> [Provided material]
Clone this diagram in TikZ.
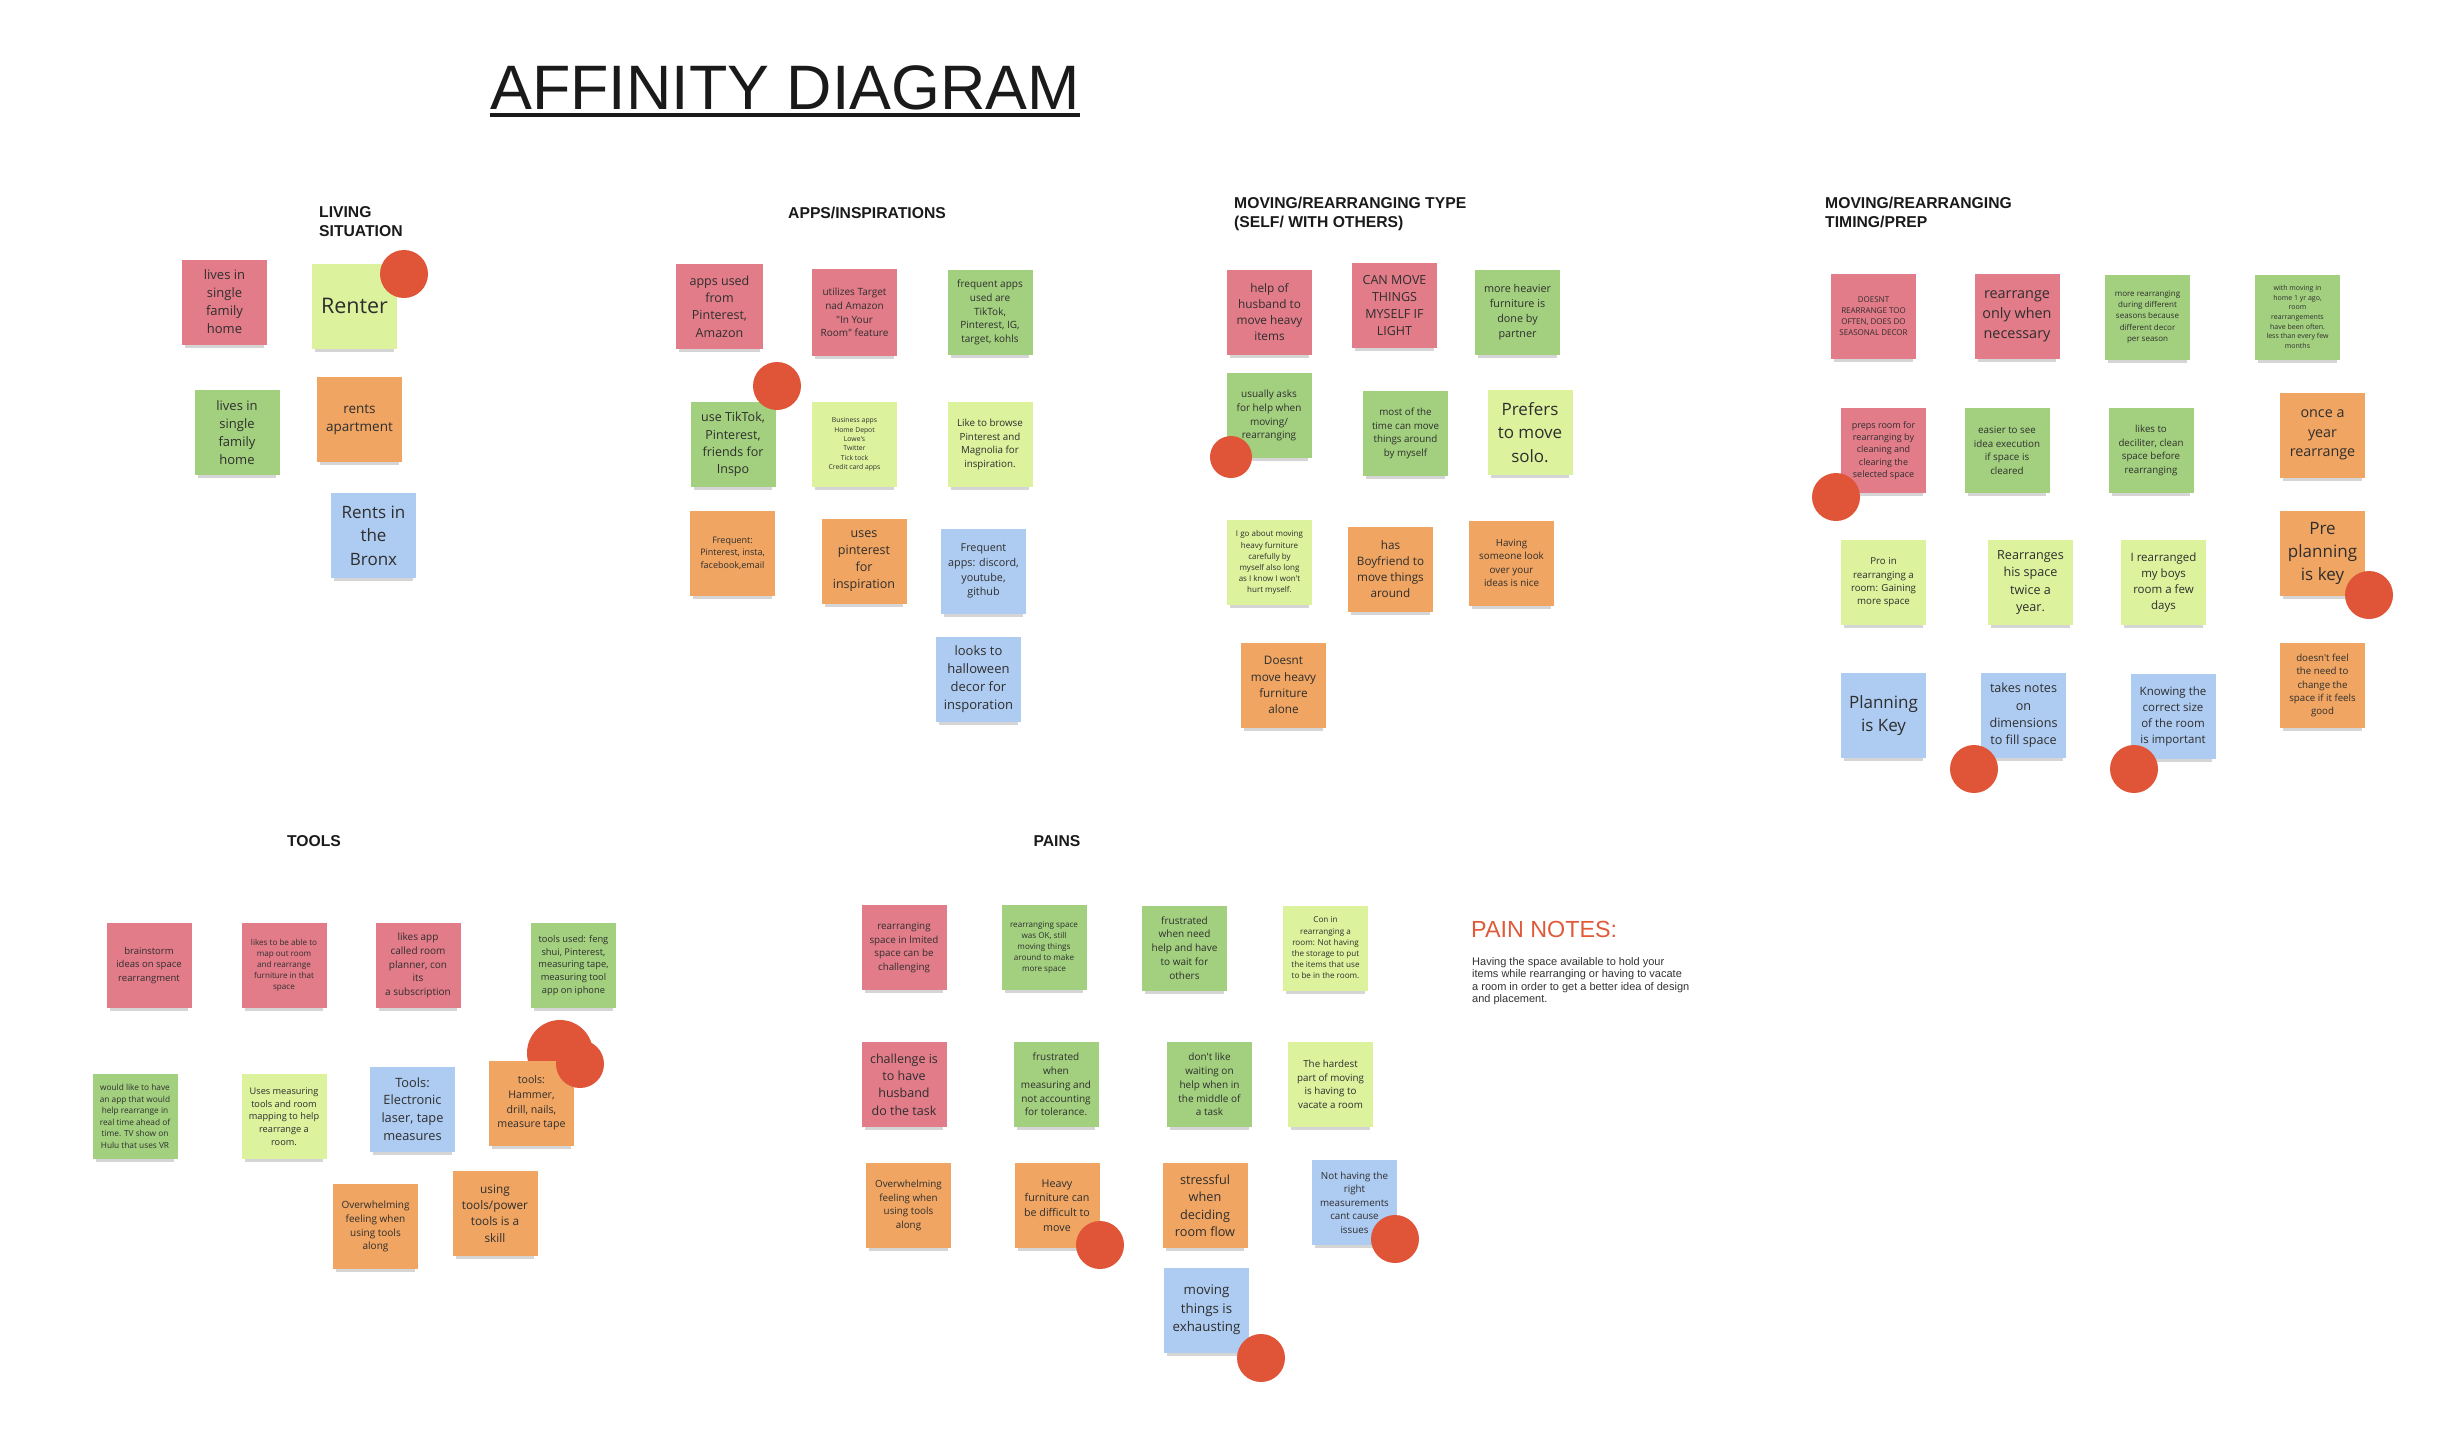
\documentclass[tikz,border=0pt]{standalone}
\usepackage{fontspec}
\usetikzlibrary{shadows}

\newfontfamily\stickyfont{Open Sans}
\newfontfamily\headfont{Liberation Sans}

\definecolor{notePink}{HTML}{E27C89}
\definecolor{noteGreen}{HTML}{A3D07F}
\definecolor{noteLime}{HTML}{DCF29D}
\definecolor{noteOrange}{HTML}{F0A562}
\definecolor{noteBlue}{HTML}{AECBF1}
\definecolor{dotRed}{HTML}{E05538}
\definecolor{noteInk}{HTML}{2E2E2E}
\definecolor{titleInk}{HTML}{1A1A1A}
\definecolor{painInk}{HTML}{E05A3A}

\newcommand{\notesize}[1]{\fontsize{#1}{\fpeval{1.38*#1}}\selectfont}

\begin{document}
\begin{tikzpicture}[
    x=1pt, y=-1pt,
    note/.style={minimum width=85pt, minimum height=85pt, inner sep=1pt,
        align=center, text=noteInk,
        drop shadow={shadow xshift=0pt, shadow yshift=-7pt, shadow scale=0.92,
            opacity=0.22, fill=black!75}},
    notepk/.style={note, fill=notePink},
    notegr/.style={note, fill=noteGreen},
    notelm/.style={note, fill=noteLime},
    noteor/.style={note, fill=noteOrange},
    notebl/.style={note, fill=noteBlue},
    fs/.style={font=\stickyfont\notesize{#1}},
    head/.style={font=\headfont\bfseries\fontsize{15.7}{19}\selectfont,
        text=titleInk, inner sep=0pt, align=left},
]
\fill[white] (0,0) rectangle (2442,1430);
\useasboundingbox (0,0) rectangle (2442,1430);

% Title
\node[anchor=base west, inner sep=0pt, text=titleInk,
    font=\headfont\fontsize{62.8}{70}\selectfont] (title) at (490,109) {AFFINITY DIAGRAM};
\draw[line width=4pt, titleInk] ([yshift=-6pt]title.base west) -- ([yshift=-6pt]title.base east);

% Living situation
\node[head, anchor=north west] (hLiving) at (319,206) {LIVING\\SITUATION};
\node[notepk, fs=13] (liv1) at (224.5,302) {lives in\\single\\family\\home};
\node[notelm, fs=21.5] (liv2) at (354.5,306) {Renter};
\node[notegr, fs=13] (liv3) at (237,432.5) {lives in\\single\\family\\home};
\node[noteor, fs=13.5] (liv4) at (359.5,419.5) {rents\\apartment};
\node[notebl, fs=17] (liv5) at (373.5,535.5) {Rents in\\the\\Bronx};
\fill[dotRed] (404,274) circle (24pt);

% Apps / inspirations
\node[head, anchor=base west] (hApps) at (788,218) {APPS/INSPIRATIONS};
\node[notepk, fs=12.5, minimum width=87pt] (app1) at (719.5,306.5) {apps used\\from\\Pinterest,\\Amazon};
\node[notepk, fs=10, minimum height=87pt] (app2) at (854.5,312.5) {utilizes Target\\nad Amazon\\"In Your\\Room" feature};
\node[notegr, fs=10] (app3) at (990,312.5) {frequent apps\\used are\\TikTok,\\Pinterest, IG,\\target, kohls};
\node[notegr, fs=12.5] (app4) at (733,444.5) {use TikTok,\\Pinterest,\\friends for\\Inspo};
\node[notelm, fs=6.8] (app5) at (854.5,444.5) {Business apps\\Home Depot\\Lowe's\\Twitter\\Tick tock\\Credit card apps};
\node[notelm, fs=9.8] (app6) at (990,444.5) {Like to browse\\Pinterest and\\Magnolia for\\inspiration.};
\node[noteor, fs=9] (app7) at (732.5,553) {Frequent:\\Pinterest, insta,\\facebook,email};
\node[noteor, fs=12.5] (app8) at (864,561) {uses\\pinterest\\for\\inspiration};
\node[notebl, fs=10.8] (app9) at (983.5,571) {Frequent\\apps: discord,\\youtube,\\github};
\node[notebl, fs=13] (app10) at (978.5,679) {looks to\\halloween\\decor for\\insporation};
\fill[dotRed] (777,386) circle (24pt);

% Moving / rearranging type
\node[head, anchor=north west] (hType) at (1234,197) {MOVING/REARRANGING TYPE\\(SELF/ WITH OTHERS)};
\node[notepk, fs=11.8] (typ1) at (1269.5,312) {help of\\husband to\\move heavy\\items};
\node[notepk, fs=12.5] (typ2) at (1394.5,305.5) {CAN MOVE\\THINGS\\MYSELF IF\\LIGHT};
\node[notegr, fs=10.8] (typ3) at (1517.5,312.5) {more heavier\\furniture is\\done by\\partner};
\node[notegr, fs=10] (typ4) at (1269,415.5) {usually asks\\for help when\\moving/\\rearranging};
\node[notegr, fs=9.8] (typ5) at (1405.5,433.5) {most of the\\time can move\\things around\\by myself};
\node[notelm, fs=17] (typ6) at (1530,432.5) {Prefers\\to move\\solo.};
\node[notelm, fs=8] (typ7) at (1269.5,562.5) {I go about moving\\heavy furniture\\carefully by\\myself also long\\as I know I won't\\hurt myself.};
\node[noteor, fs=11.7] (typ8) at (1390.5,569) {has\\Boyfriend to\\move things\\around};
\node[noteor, fs=9.8] (typ9) at (1511.5,563) {Having\\someone look\\over your\\ideas is nice};
\node[noteor, fs=11.7] (typ10) at (1283.5,685) {Doesnt\\move heavy\\furniture\\alone};
\fill[dotRed] (1231,457) circle (21pt);

% Moving / rearranging timing
\node[head, anchor=north west] (hTiming) at (1825,197) {MOVING/REARRANGING\\TIMING/PREP};
\node[notepk, fs=8] (tim1) at (1873.5,316.5) {DOESNT\\REARRANGE TOO\\OFTEN, DOES DO\\SEASONAL DECOR};
\node[notepk, fs=14.4] (tim2) at (2017,316.5) {rearrange\\only when\\necessary};
\node[notegr, fs=8] (tim3) at (2147.5,317) {more rearranging\\during different\\seasons because\\different decor\\per season};
\node[notegr, fs=7] (tim4) at (2297.5,317) {with moving in\\home 1 yr ago,\\room\\rearrangements\\have been often.\\less than every few\\months};
\node[notepk, fs=9] (tim5) at (1883.5,450.5) {preps room for\\rearranging by\\cleaning and\\clearing the\\selected space};
\node[notegr, fs=9.8] (tim6) at (2007,450.5) {easier to see\\idea execution\\if space is\\cleared};
\node[notegr, fs=9.7] (tim7) at (2151,450.5) {likes to\\deciliter, clean\\space before\\rearranging};
\node[noteor, fs=14.3] (tim8) at (2322.5,435) {once a\\year\\rearrange};
\node[noteor, fs=17] (tim9) at (2322.5,553.5) {Pre\\planning\\is key};
\node[notelm, fs=9.7] (tim10) at (1883.5,582.5) {Pro in\\rearranging a\\room: Gaining\\more space};
\node[notelm, fs=12.6] (tim11) at (2030.5,582.5) {Rearranges\\his space\\twice a\\year.};
\node[notelm, fs=11.5] (tim12) at (2163.5,582.5) {I rearranged\\my boys\\room a few\\days};
\node[notebl, fs=17] (tim13) at (1883.5,715.5) {Planning\\is Key};
\node[notebl, fs=12.6] (tim14) at (2023.5,715.5) {takes notes\\on\\dimensions\\to fill space};
\node[notebl, fs=11.5] (tim15) at (2173,716.5) {Knowing the\\correct size\\of the room\\is important};
\node[noteor, fs=9.7] (tim16) at (2322.5,685.5) {doesn't feel\\the need to\\change the\\space if it feels\\good};
\fill[dotRed] (1836,497) circle (24pt);
\fill[dotRed] (2369,595) circle (24pt);
\fill[dotRed] (1974,769) circle (24pt);
\fill[dotRed] (2134,769) circle (24pt);

% Tools
\node[head] (hTools) at (314,841) {TOOLS};
\node[notepk, fs=9.5] (tool1) at (149,965.5) {brainstorm\\ideas on space\\rearrangment};
\node[notepk, fs=8.1] (tool2) at (284,965.5) {likes to be able to\\map out room\\and rearrange\\furniture in that\\space};
\node[notepk, fs=10] (tool3) at (418,965.5) {likes app\\called room\\planner, con\\its\\a subscription};
\node[notegr, fs=9.3] (tool4) at (573.5,965.5) {tools used: feng\\shui, Pinterest,\\measuring tape,\\measuring tool\\app on iphone};
\node[notegr, fs=8.3] (tool5) at (135,1116.5) {would like to have\\an app that would\\help rearrange in\\real time ahead of\\time. TV show on\\Hulu that uses VR};
\node[notelm, fs=9.2] (tool6) at (284,1116.5) {Uses measuring\\tools and room\\mapping to help\\rearrange a\\room.};
\node[notebl, fs=12.8] (tool7) at (412.5,1109) {Tools:\\Electronic\\laser, tape\\measures};
\fill[dotRed] (560,1053) circle (33pt);
\node[noteor, fs=10.6] (tool8) at (531.5,1103) {tools:\\Hammer,\\drill, nails,\\measure tape};
\fill[dotRed] (580,1064) circle (24pt);
\node[noteor, fs=10] (tool9) at (375.5,1226.5) {Overwhelming\\feeling when\\using tools\\along};
\node[noteor, fs=11.8] (tool10) at (495,1213.5) {using\\tools/power\\tools is a\\skill};

% Pains
\node[head] (hPains) at (1057,841) {PAINS};
\node[notepk, fs=9.8] (pain1) at (904,947.5) {rearranging\\space in lmited\\space can be\\challenging};
\node[notegr, fs=8.1] (pain2) at (1044,947.5) {rearranging space\\was OK, still\\moving things\\around to make\\more space};
\node[notegr, fs=10] (pain3) at (1184.5,948) {frustrated\\when need\\help and have\\to wait for\\others};
\node[notelm, fs=8.1] (pain4) at (1325.5,948) {Con in\\rearranging a\\room: Not having\\the storage to put\\the items that use\\to be in the room.};
\node[notepk, fs=12.5] (pain5) at (904,1084.5) {challenge is\\to have\\husband\\do the task};
\node[notegr, fs=10] (pain6) at (1056,1084.5) {frustrated\\when\\measuring and\\not accounting\\for tolerance.};
\node[notegr, fs=10] (pain7) at (1209.5,1084.5) {don't like\\waiting on\\help when in\\the middle of\\a task};
\node[notelm, fs=9.8] (pain8) at (1330.5,1084.5) {The hardest\\part of moving\\is having to\\vacate a room};
\node[noteor, fs=9.8] (pain9) at (908.5,1205.5) {Overwhelming\\feeling when\\using tools\\along};
\node[noteor, fs=10.7] (pain10) at (1057,1205.5) {Heavy\\furniture can\\be difficult to\\move};
\node[noteor, fs=12.7] (pain11) at (1205,1205.5) {stressful\\when\\deciding\\room flow};
\node[notebl, fs=9.8] (pain12) at (1354.5,1202.5) {Not having the\\right\\measurements\\cant cause\\issues};
\node[notebl, fs=13.3] (pain13) at (1206.5,1310) {moving\\things is\\exhausting};
\fill[dotRed] (1100,1245) circle (24pt);
\fill[dotRed] (1395,1239) circle (24pt);
\fill[dotRed] (1261,1358) circle (24pt);

% Pain notes
\node[anchor=base west, inner sep=0pt, text=painInk,
    font=\headfont\fontsize{23.3}{28}\selectfont] (painHead) at (1471,937) {PAIN NOTES:};
\node[anchor=north west, inner sep=0pt, align=left, text=black!80,
    font=\headfont\fontsize{11}{12.2}\selectfont] (painBody) at (1472,957.5)
    {Having the space available to hold your\\items while rearranging or having to vacate\\a room in order to get a better idea of design\\and placement.};

\end{tikzpicture}
\end{document}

> [Problem] Your task is to restate word for word the lines from the top of the data to the line containing "-- ([yshift=-6pt]title.base east);", both ends included, with every picture left out.

> [The result]
Clone this diagram in TikZ.
\documentclass[tikz,border=0pt]{standalone}
\usepackage{fontspec}
\usetikzlibrary{shadows}

\newfontfamily\stickyfont{Open Sans}
\newfontfamily\headfont{Liberation Sans}

\definecolor{notePink}{HTML}{E27C89}
\definecolor{noteGreen}{HTML}{A3D07F}
\definecolor{noteLime}{HTML}{DCF29D}
\definecolor{noteOrange}{HTML}{F0A562}
\definecolor{noteBlue}{HTML}{AECBF1}
\definecolor{dotRed}{HTML}{E05538}
\definecolor{noteInk}{HTML}{2E2E2E}
\definecolor{titleInk}{HTML}{1A1A1A}
\definecolor{painInk}{HTML}{E05A3A}

\newcommand{\notesize}[1]{\fontsize{#1}{\fpeval{1.38*#1}}\selectfont}

\begin{document}
\begin{tikzpicture}[
    x=1pt, y=-1pt,
    note/.style={minimum width=85pt, minimum height=85pt, inner sep=1pt,
        align=center, text=noteInk,
        drop shadow={shadow xshift=0pt, shadow yshift=-7pt, shadow scale=0.92,
            opacity=0.22, fill=black!75}},
    notepk/.style={note, fill=notePink},
    notegr/.style={note, fill=noteGreen},
    notelm/.style={note, fill=noteLime},
    noteor/.style={note, fill=noteOrange},
    notebl/.style={note, fill=noteBlue},
    fs/.style={font=\stickyfont\notesize{#1}},
    head/.style={font=\headfont\bfseries\fontsize{15.7}{19}\selectfont,
        text=titleInk, inner sep=0pt, align=left},
]
\fill[white] (0,0) rectangle (2442,1430);
\useasboundingbox (0,0) rectangle (2442,1430);

% Title
\node[anchor=base west, inner sep=0pt, text=titleInk,
    font=\headfont\fontsize{62.8}{70}\selectfont] (title) at (490,109) {AFFINITY DIAGRAM};
\draw[line width=4pt, titleInk] ([yshift=-6pt]title.base west) -- ([yshift=-6pt]title.base east);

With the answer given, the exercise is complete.